NISAR (Nasa-Isro Synthetic Aperture Radar) is the first collaboration satellite of the Indian Space Research Organisation (Isro) and the United State’s National Aeronautics and Space Administration (Nasa). NISAR, which cost $1.3 billion and weighed more than 2.8 tonnes, is the most costly earth observation satellite ever constructed.
NISAR was successfully placed into a sun-synchronous orbit after being launched by Isro on July 30 from the Satish Dhawan Space Centre in Sriharikota, Andhra Pradesh. The first-of-its-kind space project, NISAR, will investigate the solid, liquid, and frozen landforms of Earth. It is designed to track even the smallest changes in ice sheets, glaciers, forest coverage, oceans, soil moisture, earthquakes, and volcanic activity.
The world will be imaged once every twelve days by NISAR’s sophisticated twin radars. With the ability to see through clouds and provide all-weather imaging of the globe, the advanced radar systems on board combine two synthetic aperture radar (SAR) systems: an L-band system and an S-band system.
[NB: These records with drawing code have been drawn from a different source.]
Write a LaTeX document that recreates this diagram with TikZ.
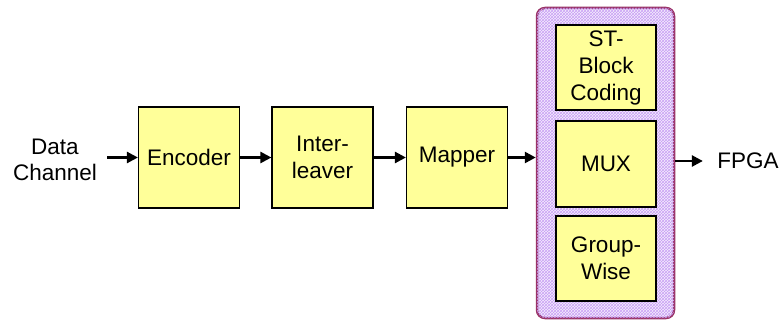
\documentclass[tikz,border=0pt]{standalone}
\usepackage{fontspec}
\setmainfont{Liberation Sans}
\usetikzlibrary{arrows.meta,patterns,positioning}
\definecolor{boxfill}{HTML}{FFFF99}
\definecolor{stackline}{HTML}{993366}
\definecolor{stackhatch}{HTML}{C9A0F5}
\tikzset{
	blockbox/.style={draw, line width=1.2pt, fill=boxfill, minimum width=101pt, minimum height=101pt, align=center, font=\fontsize{22.5}{27}\selectfont},
	flow/.style={-{Triangle[length=11pt,width=11pt]}, line width=2.5pt},
	plain/.style={align=center, font=\fontsize{22.5}{26}\selectfont},
}
\begin{document}
\begin{tikzpicture}[x=1pt,y=-1pt]
			\useasboundingbox (0,0) rectangle (783,320);
			\node[draw=stackline, line width=2.5pt, rounded corners=8pt, fill=stackhatch!18, postaction={pattern=crosshatch, pattern color=stackhatch}, minimum width=137pt, minimum height=310pt] (stack) at (605.5,163) {};
			\node[blockbox] (enc) at (189,157.5) {Encoder};
			\node[blockbox] (intl) at (322.5,157.5) {Inter-\\leaver};
			\node[blockbox] (map) at (457,157.5) {Mapper};
			\node[blockbox, minimum width=100pt, minimum height=85pt] (stbc) at (606,67.5) {ST-\\Block\\Coding};
			\node[blockbox, minimum width=100pt, minimum height=86pt] (mux) at (606,164) {MUX};
			\node[blockbox, minimum width=100pt, minimum height=85pt] (gw) at (606,258.5) {Group-\\Wise};
			\node[plain] (data) at (55,160) {Data\\Channel};
			\node[plain] (fpga) at (748,161) {FPGA};
			\draw[flow, shorten <=7pt] (data.east |- enc) -- (enc.west);
			\draw[flow] (enc) -- (intl);
			\draw[flow] (intl) -- (map);
			\draw[flow] (map.east) -- (map.east -| stack.west);
			\draw[flow, shorten >=11pt] (stack.east |- fpga.west) -- (fpga.west);
		\end{tikzpicture}
\end{document}
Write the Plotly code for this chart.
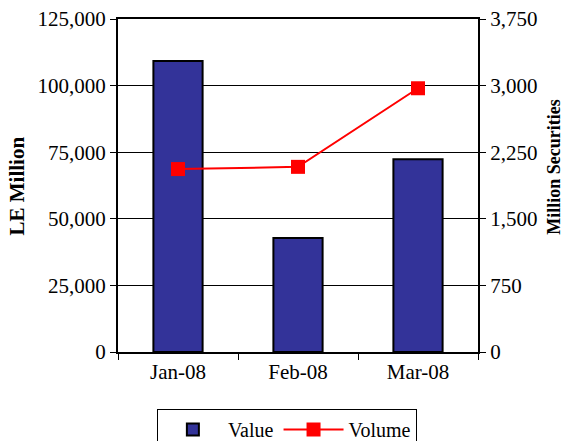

“The data NISAR is poised to gather will have a major impact on how global communities and stakeholders improve infrastructure, prepare for and recover from natural disasters, and maintain food security, from innovative technology to research and modeling to delivering science to help inform decisions,” stated Karen St Germain, director, Earth Science Division at the NASA headquarters.
The antenna and other satellite components are presently being fine-tuned by the NASA and ISRO teams.
NISAR will stay in its calibration and testing phase following the antenna’s deployment. NISAR will remain under a 65-day engineering phase, during which the preliminary tests and calibration will be performed. On day 65 (tentatively early October), the first, full-frame scientific data will be taken and the science teams will check for its quality and other parameters.
The NISAR team has stated that the mission’s actual science phase will begin on day 70, which is provisionally scheduled for mid-October. Data will be made available for usage as soon as it is received in the required quality.
NISAR’s scientific commissioning phase is scheduled to begin on day 90, which is tentatively early November.